Рядом стоит Сергей и — о! — тоже злится?! Мимика появилась, пыхтит, губу оттопырил, надулся, глазом сверкает. Прогресс! Вроде характер есть. С таким можно работать. Он мне уже начинает нравиться.

Вместе составили для начала перечень домашних дел, которые он обязан выполнять ежедневно. Причем беспрекословно. Согласился. Посмотрим…

На уроке русского языка подсаживаюсь к Жене Т., другому новенькому. У него сразу задрожали пальцы, руки, губы, даже волосы. Условный рефлекс?

В первом диктанте он сделал больше 40 ошибок, причём ошибки лепил весьма диковинные: своё имя Евгений написал так: «Зевгение», вместо вот — «вод», вместо пчёлки — «члкики», «землюника» и т. д. Такое мог написать человек, который до такой степени не доверяет своему мозгу, что страшно становится. И это старый страх, пропитавший мальчика насквозь… Что ему ставить за диктант? То, что заслужил? Это значит полностью уничтожить всякую надежду на выздоровление. Инструкции требуют от меня отметок. Вариантов там не предусмотрено: написал плохо — единица, следующий! Начальство давит: занимайтесь дополнительно и ставьте отметки, т. е. по схеме: позанимались — не получилось — единица. И никто не хочет (или не может?) понять, что этому ребенку не столько нужны дополнительные занятия, сколько опытный психотерапевт или даже гипнотизёр. Надо восстановить его веру в себя. Отметки ему категорически противопоказаны.

— Женя, ты меня боишься?

— Н-н-нет…

— Я с тобой села, чтобы помочь правильно написать. Не ругаю тебя, двоек не ставлю, почему же ты так дрожишь?

— Я н-н-не д-д-дрож-жу… — через силу выдавливает Женя.

— Ну ты меня совсем запугал! Приближаясь к тебе, сама начинаю дрожать. Слушай, а давай устроим соревнование по дрожи, а? Кто кого передрожит?
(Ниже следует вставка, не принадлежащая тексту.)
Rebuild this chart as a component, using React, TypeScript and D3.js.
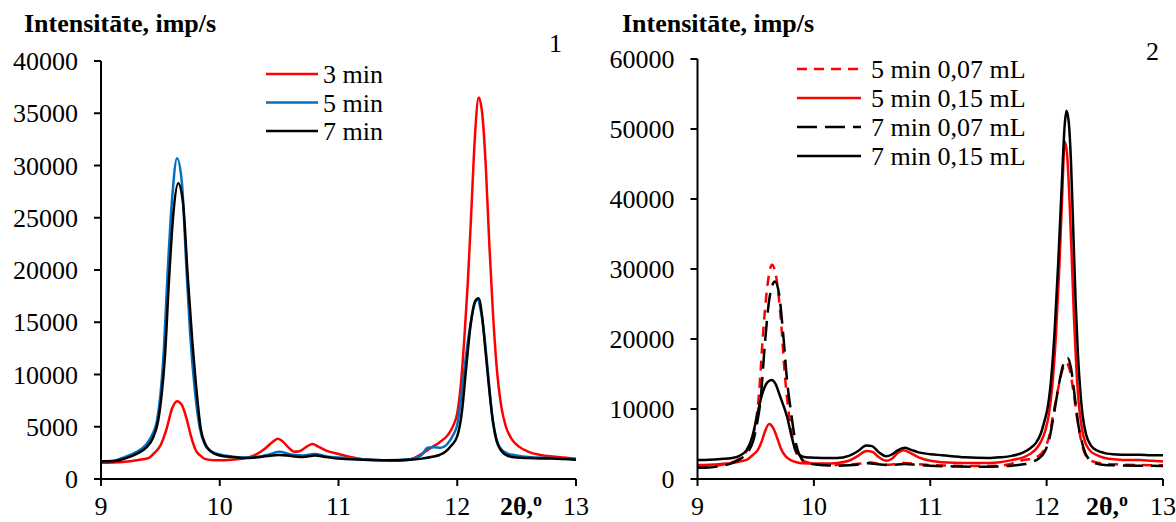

Женя облегченно засмеялся, расслабился и успокоился. В таких случаях даже незамысловатая шутка — средство незаменимое. Эта шутка не может претендовать на звание перла. Это так называемый ситуативный юмор, т. е. юмор, который хорош в определенной обстановке в определённое время с определенным человеком. Он помог — и это всё, что от него требовалось.